Suppose the following:
I have a database set up on database.mywebsite.com, which resolves to IP 111.111.1.1, running from a local DNS server on our network.
I have countless ASP, ASP.NET and WinForms applications that use a connection string utilising database.mywebsite.com as the server name, all running from the internal network.
Then the box running the database dies, and I switch over to a new box with an IP of 222.222.2.2.
So, I update the DNS for database.mywebsite.com to point to 222.222.2.2.
Will all the applications and computers running them have cached the old resolved IP address?
I'm assuming they will have.
Any suggestions along the lines of "don't have your IP change each time you switch box" are not too welcome as I cannot control this aspect of the situation, unfortunately.
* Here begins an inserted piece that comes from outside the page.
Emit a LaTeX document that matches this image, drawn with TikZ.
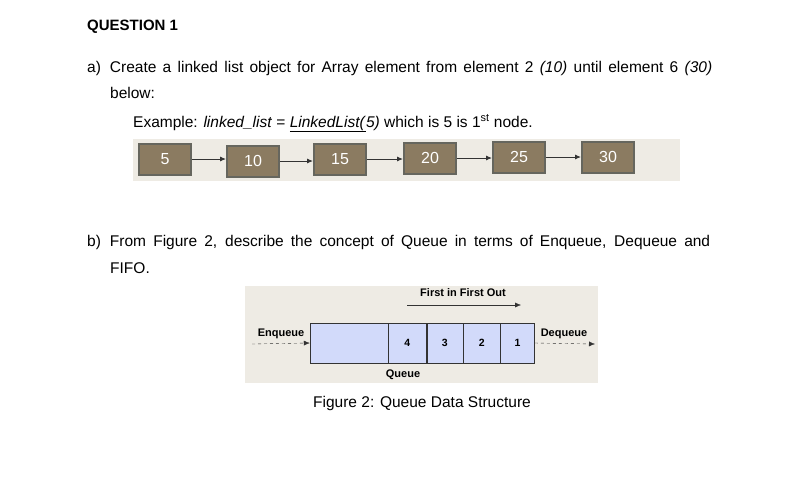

We are currently using the machine name of the box, which changes every time it dies and all apps etc. have to be updated with the new machine name. It hurts.

Even if the DNS is not cached local to the machine, it will likely be cached somewhere along the DNS chain between the machine and the name servers, at least for a short while. My understanding is this situation would usually be handled with IP takeover where you just make the new machine 111.111.1.1.
Probably a question for serverfault.

You're looking for DNS TTL (Time To Live) I guess.. In my opinion applications may cache the IP for at most the value of the TTL. I'm afraid however that some applications/technologies might actually cache it longer (agian in my opinion completely wrong)

Each machine will cache the ip address.
The length of time it is cached is the TTL (Time To Live). This is a setting on your DNS server, if you set it very low say 5 mins, then you show be up and running fairly quikly. A bit of a hack but it should work.

Yes, the other comments are correct in that what controls this is the DNS TTL set for the hostname database.mywebsite.com.
You'll have to decide what the maximum amount of time you're willing to wait for if you have a failure on your primary address (111.111.1.1) after you make the switch to the secondary address. Lower settings will give you a quicker recovery time, but will also increase the load and bandwidth to your DNS server because clients will have to re-query it to refresh their cache more often.
You can use nslookup using the -d option from your cmd prompt to see what your default TTL times and remaining TTL times are for the DNS server you are querying.
%> nslookup -d google.com

You should assume that they are cashed for two reasons not clearly mentioned before:
1- Many "modern" versions of OS families do DNS caching.
2- Many applications do DNS caching or have poor error/failure detection on live connections and/or opening new connections. This would possibly include your database client.
Also, this is probably not well documented. I did some googling, and found this for MySQL:
http://dev.mysql.com/doc/refman/5.0/en/connector-net-programming-connecting-connection-string.html#connector-net-programming-connecting-errors
It does not clearly explain its behavior in this regard.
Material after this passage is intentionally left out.